Когда темнело и отпускала жара, мы выходили прогуляться. Район наш, в основном, марокканский, нравы простые, на верандах большие столы, за ними потные, крикливые люди в трусах и майках, кое-где тут же, под навесом, включены телевизоры, шмыгают дети, снуют старухи, все на виду. У Дули так и осталась неутоленной любовь к большим семьям, которые в праздники собираются за большими столами вместе, — расторопные жены, шумные мужья, старухи и дети разных возрастов. Ничего этого в ее жизни не было.
На счету в банке лежали кое-какие деньги, их хватило бы, чтобы съездить в Италию или в Париж. Дуля и слышать об этом не хотела, да и в самом деле не могла осилить даже поездку в Иерусалим. Я уговорил хотя бы ездить городским автобусом к морю, оно под рукой, в десяти минутах. Несколько вечеров мы проходили мимо столиков кафе, прогуливались по тропке вдоль обрыва, сидели на скамейках, пытались любоваться закатом, пока Дуля не сказала задумчиво:
— Как я ненавижу море…
Ей нужен был белорусский лес, трава, в которой все время что-то копошится, роется, шуршит, жужжит, посвистывает, пищит, трещит, звенит, устраивает свою жизнь.

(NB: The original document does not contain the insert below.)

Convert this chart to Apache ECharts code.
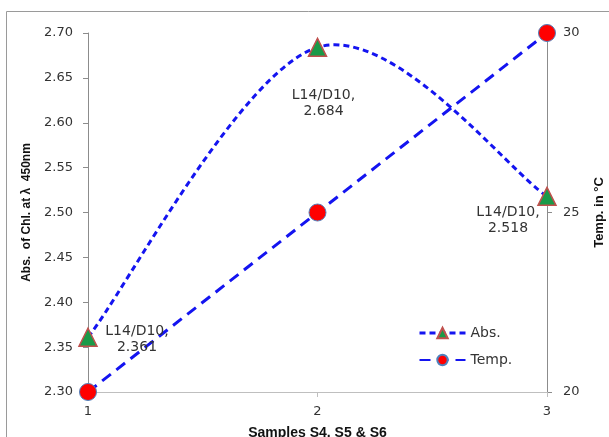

— Давай съездим в Минск, — сказал я.
Помолчав, она сказала:
— Я не могу радоваться специально.
— Почему специально?!
— Все нормально, — успокоила она. — Не надо что-то специально делать. Надо жить, как получается, и все.
Она не понимала, что такое развлечения. И я в этом был никудышным учителем. Мы никогда без особых причин не ходили в рестораны и кафе «просто посидеть», не записывались в танцевальные кружки или курсы теннисистов, не богемствовали, не бродили по горам и рекам с вещмешками. В сущности, наш образ жизни не отличался от родительского, мы выросли в поселке тракторного и проводили время так, как все вокруг. Все в поселке ходили в кино в тракторозаводский Дом культуры, где фильмы менялись раз в неделю, — и мы ходили. Никто не проводил вечера в ресторанах и выходные на теннисных кортах — и мы не научились.
Да было ли в нашей жизни вообще понятие «развлечение»? Были работа, отдых и обычай. Детей надо было вывозить на природу, в праздники надо было сидеть за столом у мамы, а в дни рождения друзей — у них. Так, наверно, жили первобытные люди, знающие не развлечение, а отдых для тела и ритуал для души. Вместо пляски вокруг тотема у нас было кино, и если фильм оказывался хорошим, мы выходили из зала тихие, как верующие после причастия.
Потихоньку Дуля стала заглядывать во французскую книжку (однажды я догадался, что в фамилии автора Тевлок надо просто переставить слога). Жаловалась, что совершенно вылетел из головы французский. Пыталась сосредоточиться.
Когда-то так спасался от приступов безумия Владимир Кандинский, именем которого назван синдром Кандинского-Клерамбо. Чувствуя приближение приступа, Кандинский усаживал себя за переводы с немецкого и французского. Эта работа каким-то образом наводила порядок в психике, приступ отступал. Но у Дули была совсем другая болезнь. У нее от сидения над текстом начиналась дрожь, и если она не бросала работу, дрожь усиливалась, как будто она держала в руках провода под высоким напряжением.
Я не должен был нравиться Дуле. Она была простой и ее тянуло к простым. Моя же судьба словно бы нарочно подстраивала так, чтобы я не стал простым. Едва начал читать — судьба подсунула шкаф Ольги Викентьевны, где почему-то больше всего было декадентов. Кто сейчас в России знает, например, Роденбаха из Брюгге? А я прочел все его романы. От корки до корки прочел комплекты «Золотого руна», издаваемого господином Рябушинским, на толстой мягкой бумаге с цветными репродукциями, переложенными папиросной бумагой. Прочел за несколько лет «Апполон» и «Весы». Став студентом, что-то покупал сам у московских букинистов и тащил к Ольге Викентьевне. Помню полугодовой комплект «Апполона» за 1911 год, переплетенный в голубенький коленкор, совсем по дешевке, за девять с половиной рублей (в начале шестидесятых еще не было ажиотажной моды на старые книги). То есть, я считал, что именно это и есть вершина литературы. Мережковского прочел раньше, чем Достоевского, Максимилиана Волошина раньше, чем Боратынского и Тютчева. Роденбах и Мережковский были мне смертельно скучны, но я преодолевал скуку, чтобы приобщиться к культуре, не подозревая, что двигаюсь по кривой. Ольга Викентьевна как-то сказала: «Настоящий библиоман любит книгу не за содержание». — «А за что же?!» — «Просто за то, что она — книга».